Inventories are primarily held for resale and are valued at the lower of cost or market value. Cost is determined using weighted-average cost for all inventories except for inventories held in the Company’s diamond sourcing operations where cost is determined using specific identification. Inventory reserves for obsolete, slow moving or defective items are calculated as the difference between the cost of inventory and its estimated market value, based on targeted inventory turn rates, future demand, management strategy and market conditions. Due to the inventory being primarily comprised of precious stones and metals including gold, the age of the inventory has a limited


impact on the estimated market value. Inventory reserves for shrinkage are estimated and recorded based on historical physical inventory results, expectations of future inventory losses and current inventory levels. Physical inventories are taken at least once annually for all store locations and distribution centers. Historically, our actual physical inventory count results have shown our estimates to be materially accurate. We do not believe there is a reasonable likelihood that changes in our inventory shrinkage levels will occur so as to have a material effect on the Company's financial condition or results of operations in future periods. The total inventory reserve at the end of Fiscal 2016 was $43.2 million as compared to $28.4 million at the end of Fiscal 2015. Total inventory at January 30, 2016 was $2,453.9 million as compared to $2,439.0 million at January 31, 2015.
Employee Benefits
Signet operates a defined benefit pension plan in the UK (the “UK Plan”) which ceased to admit new employees effective April 2004. The UK Plan provides benefits to participating eligible employees. Beginning in Fiscal 2014, a change to the benefit structure was implemented and members’ benefits that accumulate after that date are now based upon career average salaries, whereas previously, all benefits were based on salaries at retirement.
The Company utilizes significant assumptions, along with the actual employee census data, in determining its net periodic pension cost and benefit obligations included in the consolidated financial statements. The net periodic pension cost and benefit obligations of the UK Plan are measured on an actuarial basis using the projected unit credit method and several actuarial assumptions, the most significant of which are the discount rate and the expected long-term rate of return on plan assets. The net periodic pension cost is charged to selling, general and administrative expenses in the consolidated income statements. See Note 18 for additional information.
The funded status of the UK Plan is recognized on the balance sheet, and is the difference between the fair value of plan assets and the projected benefit obligation measured at the balance sheet date. Gains or losses and prior service costs or credits that arise and not included as components of net periodic pension cost are recognized, net of tax, in OCI. The funded status of the UK Plan at January 30, 2016 was a $51.3 million asset as compared to a $37.0 million asset at January 31, 2015. Based on the composition of the assets held and obligations of the UK Plan as of January 30, 2016, a 10 basis point change in the discount rate would have changed the funded status of the UK Plan by approximately $3.5 million. The estimated net periodic pension cost in Fiscal 2016 would have changed by approximately $0.6 million if a 10 basis point change in the discount rate and expected long-term rate of return on plan assets were to occur.
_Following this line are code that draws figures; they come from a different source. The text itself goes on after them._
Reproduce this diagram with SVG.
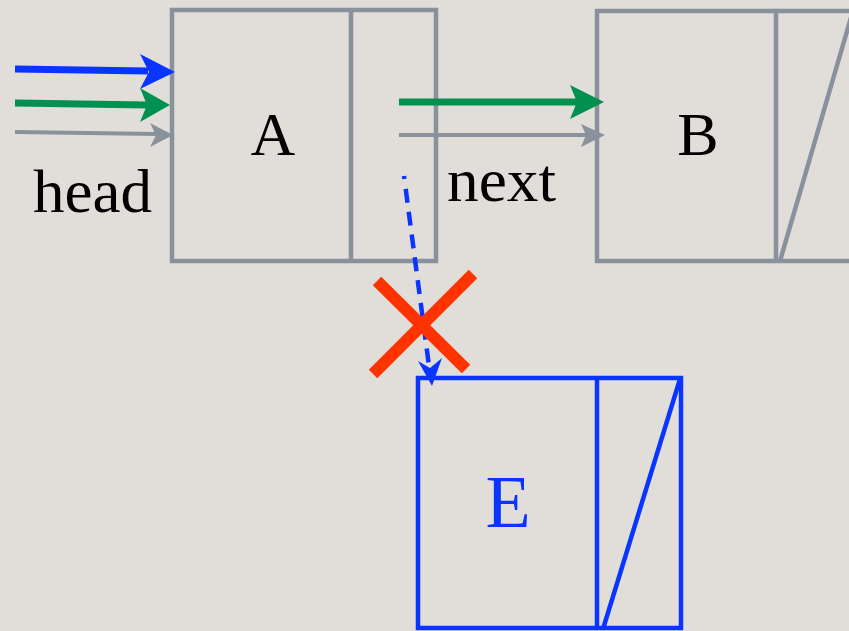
<svg xmlns="http://www.w3.org/2000/svg" width="849" height="631" viewBox="0 0 849 631">
<style>
.gbox{fill:none;stroke:#89919d;stroke-width:4.5}
.bbox{fill:none;stroke:#0a34ff;stroke-width:4.5}
.lbl{font-family:"Liberation Serif","Times New Roman",serif;fill:#000}
</style>
<rect width="849" height="631" fill="#e1ded9"/>
<g id="nodeA">
<rect class="gbox" x="172" y="10" width="264" height="251"/>
<line class="gbox" x1="351" y1="10" x2="351" y2="261"/>
<text class="lbl" x="273" y="155" font-size="62" text-anchor="middle">A</text>
</g>
<g id="nodeB">
<rect class="gbox" x="597" y="11" width="260" height="250"/>
<line class="gbox" x1="776" y1="11" x2="776" y2="261"/>
<line class="gbox" x1="780" y1="261" x2="852" y2="14"/>
<text class="lbl" x="698" y="155" font-size="62" text-anchor="middle">B</text>
</g>
<g id="nodeE">
<rect class="bbox" x="418" y="378" width="263" height="250"/>
<line class="bbox" x1="597" y1="378" x2="597" y2="628"/>
<line class="bbox" x1="603" y1="629" x2="680" y2="379"/>
<text class="lbl" x="508" y="527" font-size="74" text-anchor="middle" style="fill:#0a34ff">E</text>
</g>
<g id="labels">
<text class="lbl" x="33" y="212" font-size="62" textLength="119" lengthAdjust="spacingAndGlyphs">head</text>
<text class="lbl" x="447" y="201" font-size="62" textLength="109" lengthAdjust="spacingAndGlyphs">next</text>
</g>
<g id="connectors">
<line x1="15" y1="69" x2="148" y2="71" stroke="#0a34ff" stroke-width="7"/>
<polygon points="175,72 140,54 149,72 140,89" fill="#0a34ff"/>
<line x1="15" y1="103" x2="148" y2="105" stroke="#009150" stroke-width="7"/>
<polygon points="170,105 140,88 147,105 140,122" fill="#009150"/>
<line x1="15" y1="132" x2="158" y2="134" stroke="#89919d" stroke-width="4"/>
<polygon points="173,135 150,123 156,135 150,147" fill="#89919d"/>
<line x1="399" y1="102" x2="578" y2="102" stroke="#009150" stroke-width="7"/>
<polygon points="604,102 570,85 577,102 570,119" fill="#009150"/>
<line x1="399" y1="135" x2="588" y2="135" stroke="#89919d" stroke-width="4"/>
<polygon points="605,135 581,124 586,135 581,147" fill="#89919d"/>
<line x1="404" y1="176" x2="429" y2="366" stroke="#0a34ff" stroke-width="4.5" stroke-dasharray="3 10 14 9 14 9 14 9 14 9 14 9 14 9 14 9 14 9 14 9"/>
<polygon points="432,386 418,361 430,368 442,358" fill="#0a34ff"/>
</g>
<g id="cross" stroke="#ff3300" stroke-width="12">
<line x1="377" y1="281" x2="466" y2="369"/>
<line x1="473" y1="274" x2="373" y2="374"/>
</g>
</svg>
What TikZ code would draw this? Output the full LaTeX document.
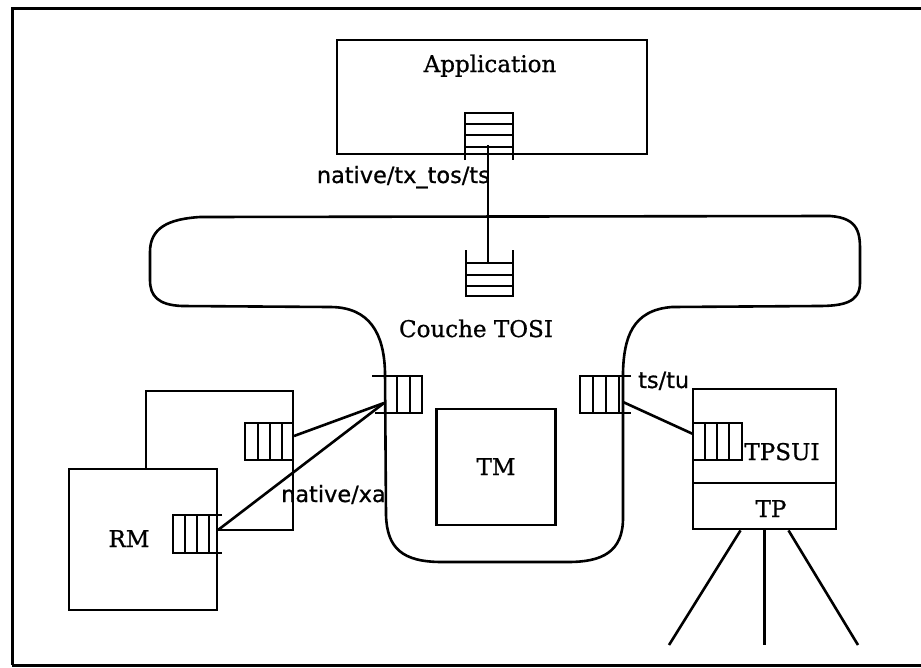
\documentclass[tikz,border=0pt]{standalone}
\usepackage{fontspec}
\newfontfamily\lblsans[FakeBold=0.8]{DejaVu Sans}
\newfontfamily\lblserif[FakeBold=0.8]{DejaVu Serif}
\tikzset{
  box/.style={draw, line width=2.8pt, inner sep=0pt, fill=white},
  qline/.style={line width=2.2pt},
  conn/.style={line width=2.6pt},
  serlbl/.style={inner sep=0pt, font=\lblserif\fontsize{23}{28}\selectfont},
  sanslbl/.style={inner sep=0pt, font=\lblsans\fontsize{22.4}{27}\selectfont},
  frameline/.style={line width=3pt},
}
\begin{document}
\begin{tikzpicture}[x=1pt,y=-1pt]
\useasboundingbox (0,0) rectangle (921,667);
% outer frame
\draw[frameline] (12,665) -- (12,8) -- (921,8);
\draw[frameline] (12,665) -- (921,665);

% TOSI layer outline
\draw[line width=2.6pt]
  (200,217) -- (830,216)
  .. controls (860,218) and (860,235) .. (860,252)
  -- (860,283)
  .. controls (860,303) and (842,306) .. (818,306)
  -- (672,307)
  .. controls (632,310) and (624,338) .. (623,372)
  -- (623,518)
  .. controls (623,552) and (602,562) .. (568,562)
  -- (442,562)
  .. controls (402,562) and (387,548) .. (386,515)
  -- (385,372)
  .. controls (384,334) and (370,307) .. (330,307)
  -- (182,306)
  .. controls (158,305) and (150,296) .. (150,280)
  -- (150,252)
  .. controls (150,228) and (168,219) .. (200,217) -- cycle;

% Application
\node[box, minimum width=310pt, minimum height=114pt] (app) at (492,97) {};
\node[serlbl, anchor=base] (applbl) at (490,72) {Application};
% queue in application (opens downward)
\draw[qline] (465,160) -- (465,113) -- (513,113) -- (513,160);
\draw[qline] (465,124) -- (513,124) (465,135) -- (513,135) (465,147) -- (513,147);
% queue in TOSI (opens upward)
\draw[qline] (466,250) -- (466,296) -- (513,296) -- (513,250);
\draw[qline] (466,263) -- (513,263) (466,275) -- (513,275) (466,286) -- (513,286);
\coordinate (qa) at (488,145);
\coordinate (qb) at (488,263);
\draw[conn] (qa) -- (qb);
\node[sanslbl, anchor=base east] (lblnat) at (490,183) {native/tx\_tos/ts};
\node[serlbl, anchor=base] (tosilbl) at (476,337) {Couche TOSI};

% left TOSI queue (opens left)
\draw[qline] (372,376) -- (422,376) -- (422,413) -- (375,413);
\draw[qline] (397,376) -- (397,413) (410,376) -- (410,413);
\coordinate (ql) at (384,403);
% right TOSI queue (opens right)
\draw[qline] (631,376) -- (580,376) -- (580,413) -- (631,413);
\draw[qline] (593,376) -- (593,413) (606,376) -- (606,413) (619,376) -- (619,413);
\coordinate (qr) at (623,402);

% TM
\node[box, minimum width=119pt, minimum height=116pt] (tm) at (496,467) {};
\node[serlbl, anchor=base] (tmlbl) at (496,475) {TM};

% RM (back)
\node[box, minimum width=147pt, minimum height=139pt] (rmback) at (219.5,460.5) {};
\draw[qline] (245,423) rectangle (293,460);
\draw[qline] (258,423) -- (258,460) (270,423) -- (270,460) (282,423) -- (282,460);
\coordinate (rb) at (294,436);
% RM (front)
\node[box, minimum width=148pt, minimum height=141pt] (rmfront) at (143,539.5) {};
\node[serlbl, anchor=base] (rmlbl) at (129,547) {RM};
\draw[qline] (222,515) -- (173,515) -- (173,553) -- (222,553);
\draw[qline] (185,515) -- (185,553) (197,515) -- (197,553) (209,515) -- (209,553);
\coordinate (rf) at (218,530);

\draw[conn] (ql) -- (rb);
\draw[conn] (ql) -- (rf);
\node[sanslbl, anchor=base west] (lblxa) at (281,502) {native/xa};

% TPSUI / TP
\node[box, minimum width=143pt, minimum height=94pt] (tpsui) at (764.5,436) {};
\node[box, minimum width=143pt, minimum height=46pt] (tp) at (764.5,506) {};
\node[serlbl, anchor=base] (tpsuilbl) at (782,460) {TPSUI};
\node[serlbl, anchor=base] (tplbl) at (771,517) {TP};
\draw[qline] (693,423) rectangle (742,460);
\draw[qline] (705,423) -- (705,460) (717,423) -- (717,460) (729,423) -- (729,460);
\coordinate (tq) at (693,434);
\draw[conn] (qr) -- (tq);
\node[sanslbl, anchor=base west] (lbltstu) at (638,388) {ts/tu};

% terminals from TP
\coordinate (e1) at (669,645);
\coordinate (e2) at (764.5,645);
\coordinate (e3) at (858,645);
\draw[conn] ([xshift=-24pt]tp.south) -- (e1);
\draw[conn] (tp.south) -- (e2);
\draw[conn] ([xshift=24pt]tp.south) -- (e3);
\end{tikzpicture}
\end{document}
Item 7. Management’s Discussion and Analysis of Financial Condition and Results of Operations

Accounts Receivable, page 77

We note your use of a form of recency-aging of accounts receivable for measuring delinquency and establishing loss allowances for your in-house credit receivable portfolio. Please tell us your consideration of discussing the impact on bad debt expense and the allowance for uncollectible accounts of basing your allowance on the


age of accounts receivable on a recency as opposed to a contractual basis. For example, tell us your consideration of disclosing the aging of accounts receivable based on your recency-aging methodology as of each balance sheet; i.e., the dollar amount of accounts that is contractually delinquent but still considered current or performing, based on your recency-aging methodology.
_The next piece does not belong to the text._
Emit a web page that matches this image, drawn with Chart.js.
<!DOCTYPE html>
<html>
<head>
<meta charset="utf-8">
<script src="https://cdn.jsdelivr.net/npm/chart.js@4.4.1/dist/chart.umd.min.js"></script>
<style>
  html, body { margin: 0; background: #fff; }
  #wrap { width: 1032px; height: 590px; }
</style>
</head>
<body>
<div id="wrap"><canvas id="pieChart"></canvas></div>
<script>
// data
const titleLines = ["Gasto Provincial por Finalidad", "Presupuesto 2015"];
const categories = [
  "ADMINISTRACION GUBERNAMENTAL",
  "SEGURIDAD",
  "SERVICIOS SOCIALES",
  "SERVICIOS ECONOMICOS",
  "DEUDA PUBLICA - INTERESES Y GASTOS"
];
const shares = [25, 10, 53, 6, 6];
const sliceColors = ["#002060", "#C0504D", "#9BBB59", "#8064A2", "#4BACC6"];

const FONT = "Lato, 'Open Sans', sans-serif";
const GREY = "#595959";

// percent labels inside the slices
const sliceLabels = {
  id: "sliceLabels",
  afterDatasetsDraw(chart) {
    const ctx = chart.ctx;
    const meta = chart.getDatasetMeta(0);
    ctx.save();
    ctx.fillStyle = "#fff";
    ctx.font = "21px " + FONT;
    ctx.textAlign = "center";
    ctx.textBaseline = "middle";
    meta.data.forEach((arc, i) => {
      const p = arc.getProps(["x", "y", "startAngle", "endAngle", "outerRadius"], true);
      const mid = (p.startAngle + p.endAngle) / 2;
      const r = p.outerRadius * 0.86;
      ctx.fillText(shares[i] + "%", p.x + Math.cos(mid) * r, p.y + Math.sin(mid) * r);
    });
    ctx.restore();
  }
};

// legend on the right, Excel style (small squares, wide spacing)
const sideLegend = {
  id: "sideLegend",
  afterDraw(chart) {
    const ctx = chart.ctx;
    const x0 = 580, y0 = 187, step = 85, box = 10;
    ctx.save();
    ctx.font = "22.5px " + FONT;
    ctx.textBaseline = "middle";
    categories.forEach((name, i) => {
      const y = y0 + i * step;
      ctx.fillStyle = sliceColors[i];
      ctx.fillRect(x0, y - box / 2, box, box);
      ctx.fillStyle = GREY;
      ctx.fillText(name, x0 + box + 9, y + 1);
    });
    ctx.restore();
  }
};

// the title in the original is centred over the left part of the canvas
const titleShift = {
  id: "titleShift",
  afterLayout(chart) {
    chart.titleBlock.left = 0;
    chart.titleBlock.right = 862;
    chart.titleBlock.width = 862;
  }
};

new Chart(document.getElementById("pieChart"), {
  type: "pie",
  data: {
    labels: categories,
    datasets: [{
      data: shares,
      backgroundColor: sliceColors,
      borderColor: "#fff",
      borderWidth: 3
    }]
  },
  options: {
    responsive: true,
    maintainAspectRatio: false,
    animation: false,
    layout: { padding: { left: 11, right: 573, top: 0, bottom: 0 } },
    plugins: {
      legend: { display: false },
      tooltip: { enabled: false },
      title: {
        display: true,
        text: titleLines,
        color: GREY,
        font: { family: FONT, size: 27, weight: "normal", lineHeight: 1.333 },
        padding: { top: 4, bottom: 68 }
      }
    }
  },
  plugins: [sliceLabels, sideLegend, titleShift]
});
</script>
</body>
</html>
As required by generally accepted accounting principles, we recognize loan losses in accordance with Financial Accounting Standards Board Accounting Standards Codification ("FASB ASC") Topic 310 (Receivables) and Topic 450 (Contingencies), an estimated loss from a loss contingency related to any ability to collect receivables from our credit guests, is accrued when, based on information available prior to the issuance of the financial statements, it is probable that an asset has been impaired or a liability has been incurred at the date of the financial statements and the amount of the loss can be reasonably estimated, with the objective to carry and report our receivables at net realizable value. Further we apply the guidance provided by Financial Reporting Release No. 28 (FRR No. 28), including subsection (b), Procedural Discipline in Determining the Allowance and Provision for Loan Losses to be Reported, of Section 401.09, Accounting for Loan Losses by Registrants Engaged in Lending Activities, to the Codification of FRR No. 28. Further, and consistent with the Interpretive guidance provided in SEC Staff Accounting Bulletin No. 102, our allowance methodology incorporates management's current judgments about the credit quality of the portfolio through a disciplined and consistently applied process. Our allowance methodology is influenced by our Company-specific factors, including our business environment and strategy, portfolio characteristics, collection and lending administration procedures, and management information systems.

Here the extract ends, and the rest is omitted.